I finally understood completely what I had been doing wrong for seven long years. And why my first two stories had sold.


So on January 1st, 1982, I made a resolution to write a story per week, following Heinlein's Rules, and mail the story and keep it in the mail.

I wrote 44 stories that first year and started selling regularly in early 1983 and have never looked back.

And stayed focused on those five rules to this day.

Why So Difficult?

The reason these rules are so hard is that they fly into the face, solidly, of what every English teacher on the planet teaches. And has taught from even before Heinlein wrote the rules down.

But remember, English teachers are there to do the almost impossible job of helping students gather knowledge about the language.

They are not there to help a student become a professional fiction writer.

So these simple five business rules smash right into all that learning and teaching we all had as regular English students.

And with the modern world of computers, rewriting is easy, much easier, let me tell you, than it was on a typewriter. So not doing it is even more difficult.

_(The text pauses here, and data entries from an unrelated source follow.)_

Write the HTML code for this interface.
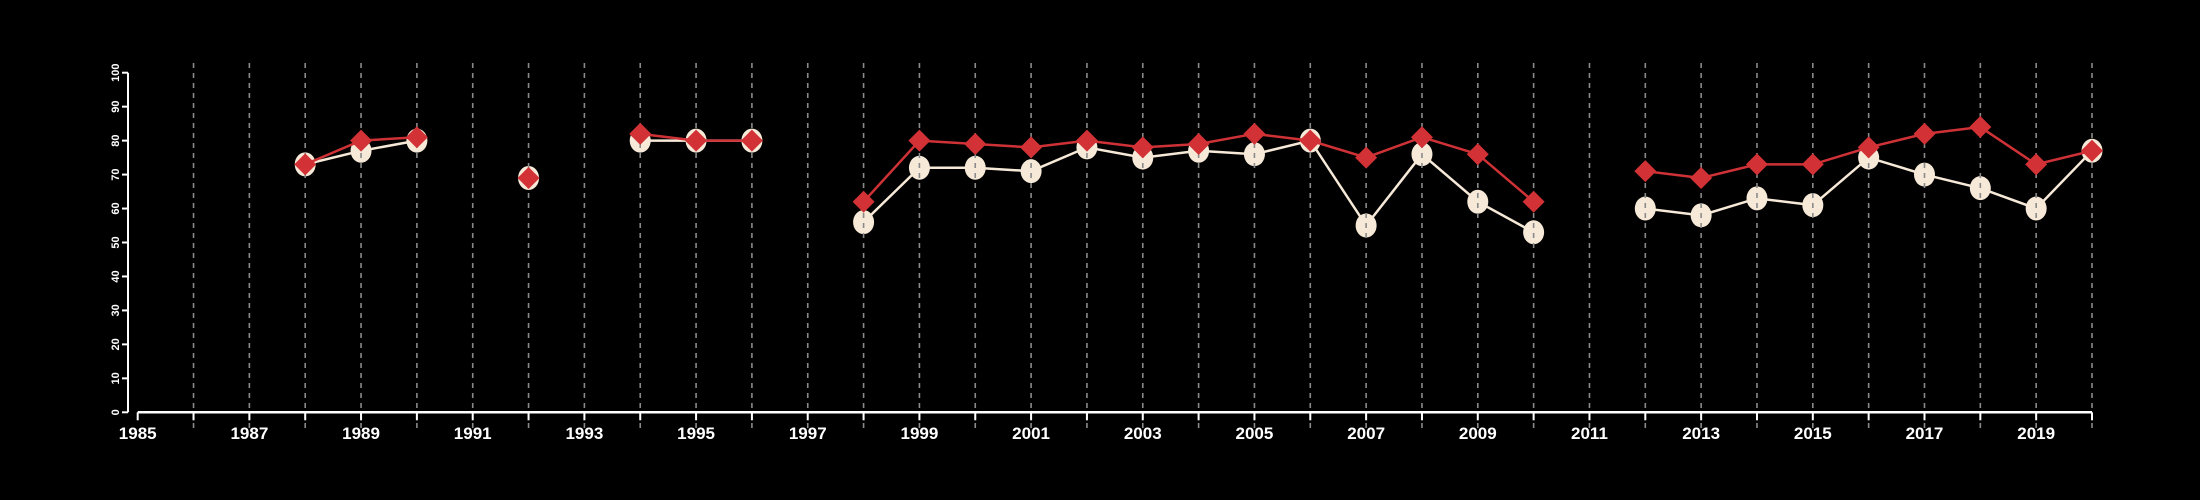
<!DOCTYPE html>
<html><head><meta charset="utf-8"><style>
html,body{margin:0;padding:0;background:#000;}
svg{display:block;}
</style></head><body>
<svg id="chart" width="2200" height="500" xmlns="http://www.w3.org/2000/svg" style="background:#000;font-family:'Liberation Sans',sans-serif;">
<g id="g-lines"></g>
</svg>
<script>
const years = [1988,1989,1990,1991,1992,1993,1994,1995,1996,1997,1998,1999,2000,2001,2002,2003,2004,2005,2006,2007,2008,2009,2010,2011,2012,2013,2014,2015,2016,2017,2018,2019,2020];
const seriesWhite = [73,77,80,null,69,null,80,80,80,null,56,72,72,71,78,75,77,76,80,55,76,62,53,null,60,58,63,61,75,70,66,60,77];
const seriesRed = [73,80,81,null,69,null,82,80,80,null,62,80,79,78,80,78,79,82,80,75,81,76,62,null,71,69,73,73,78,82,84,73,77];
const yTicks = [0,10,20,30,40,50,60,70,80,90,100];
const xTickLabels = [1985,1987,1989,1991,1993,1995,1997,1999,2001,2003,2005,2007,2009,2011,2013,2015,2017,2019];
const xMin = 1985, xMax = 2020, yMin = 0, yMax = 100;

const NS = 'http://www.w3.org/2000/svg';
const svg = document.getElementById('chart');
const X0 = 137.7, X1 = 2092, Y0 = 412.3, Y1 = 72.7;
function xs(v){ return X0 + (v - xMin) / (xMax - xMin) * (X1 - X0); }
function ys(v){ return Y0 - (v - yMin) / (yMax - yMin) * (Y0 - Y1); }
function mk(tag, attrs, parent){
  const e = document.createElementNS(NS, tag);
  for (const k in attrs) e.setAttribute(k, attrs[k]);
  (parent || svg).appendChild(e);
  return e;
}
function segs(vals){
  const out = []; let cur = [];
  vals.forEach((v,i)=>{ if (v === null){ if (cur.length) out.push(cur); cur = []; } else cur.push([xs(years[i]), ys(v)]); });
  if (cur.length) out.push(cur);
  return out;
}

// white series line + circles
segs(seriesWhite).forEach(s=>{
  if (s.length < 2) return;
  const p = mk('polyline', {points: s.map(q=>q.join(',')).join(' '), fill:'none', stroke:'#f6e9d8', 'stroke-width':2.5});
  
  
});
seriesWhite.forEach((v,i)=>{
  if (v === null) return;
  const c = mk('ellipse', {cx: xs(years[i]), cy: ys(v), rx: 10.5, ry: 12, fill:'#f6e9d8'});
  
  
});

// grid lines
for (let y = xMin + 1; y <= xMax; y++){
  const l = mk('line', {x1: xs(y), x2: xs(y), y1: 63, y2: 428, stroke:'#8a8a8a', 'stroke-width':1.6, 'stroke-dasharray':'5,5'});
  
  
}

// red series line + diamonds
segs(seriesRed).forEach(s=>{
  if (s.length < 2) return;
  const p = mk('polyline', {points: s.map(q=>q.join(',')).join(' '), fill:'none', stroke:'#cf3236', 'stroke-width':2.5});
  
  
});
seriesRed.forEach((v,i)=>{
  if (v === null) return;
  const cx = xs(years[i]), cy = ys(v), r = 11;
  const d = mk('polygon', {points: `${cx},${cy-r} ${cx+r},${cy} ${cx},${cy+r} ${cx-r},${cy}`, fill:'#d23236'});
  
  
});

// x axis
const ax = mk('line', {x1: X0, x2: X1, y1: Y0, y2: Y0, stroke:'#fff', 'stroke-width':2.5});


for (let y = xMin; y <= xMax; y++){
  const t = mk('line', {x1: xs(y), x2: xs(y), y1: Y0, y2: Y0 + 8, stroke:'#fff', 'stroke-width':2});
  
  
}
xTickLabels.forEach(y=>{
  const t = mk('text', {x: xs(y), y: 439, fill:'#fff', 'font-size':17, 'font-weight':'bold', 'text-anchor':'middle'});
  t.textContent = y;
  
  
});

// y axis
const ay = mk('line', {x1: 128, x2: 128, y1: ys(yMin), y2: ys(yMax), stroke:'#fff', 'stroke-width':2});


yTicks.forEach(v=>{
  const t = mk('line', {x1: 128, x2: 122, y1: ys(v), y2: ys(v), stroke:'#fff', 'stroke-width':2});
  
  
  const tx = mk('text', {x: 0, y: 0, fill:'#fff', 'font-size':11, 'font-weight':'bold', 'text-anchor':'middle', transform:`translate(119,${ys(v)}) rotate(-90)`});
  tx.textContent = v;
  
  
});
</script>
</body></html>
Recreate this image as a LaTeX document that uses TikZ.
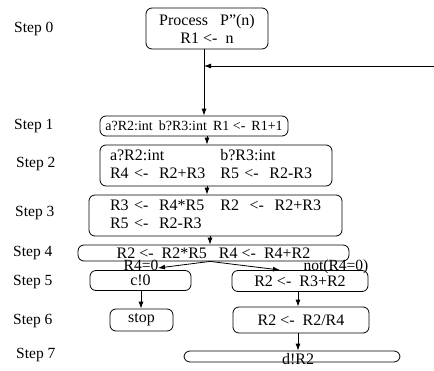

Also, these five rules smash into so many writing myths, it will take most of this book to just detail out how each rule will cause many people to be uncomfortable.

Or even angry.

If one of these rules makes you angry, you need to check in with yourself. Your critical voice is really, really having issues and trying to stop you.

So over the course of this book, I'm going to work through each of the five rules, explaining why the rule is important to becoming a professional fiction writer, how missing a rule stops millions of writers, and how to use the rule in this modern world to access your creative voice and bring fun into your fiction writing.

One note: This is a book about fiction writing. This book is designed to help you on the road to being a professional fiction writer. This does not apply to nonfiction writers or writers of critical essays and the like.

Heinlein was talking about fiction writing. Please keep that clearly in mind.

In 1947, Robert A. Heinlein "…gave away the racket!"

But also, as he said, almost no one can follow these five business rules.

I hope to help you become one of the few who can.

And thus have a long fiction-writing career and fun with your writing.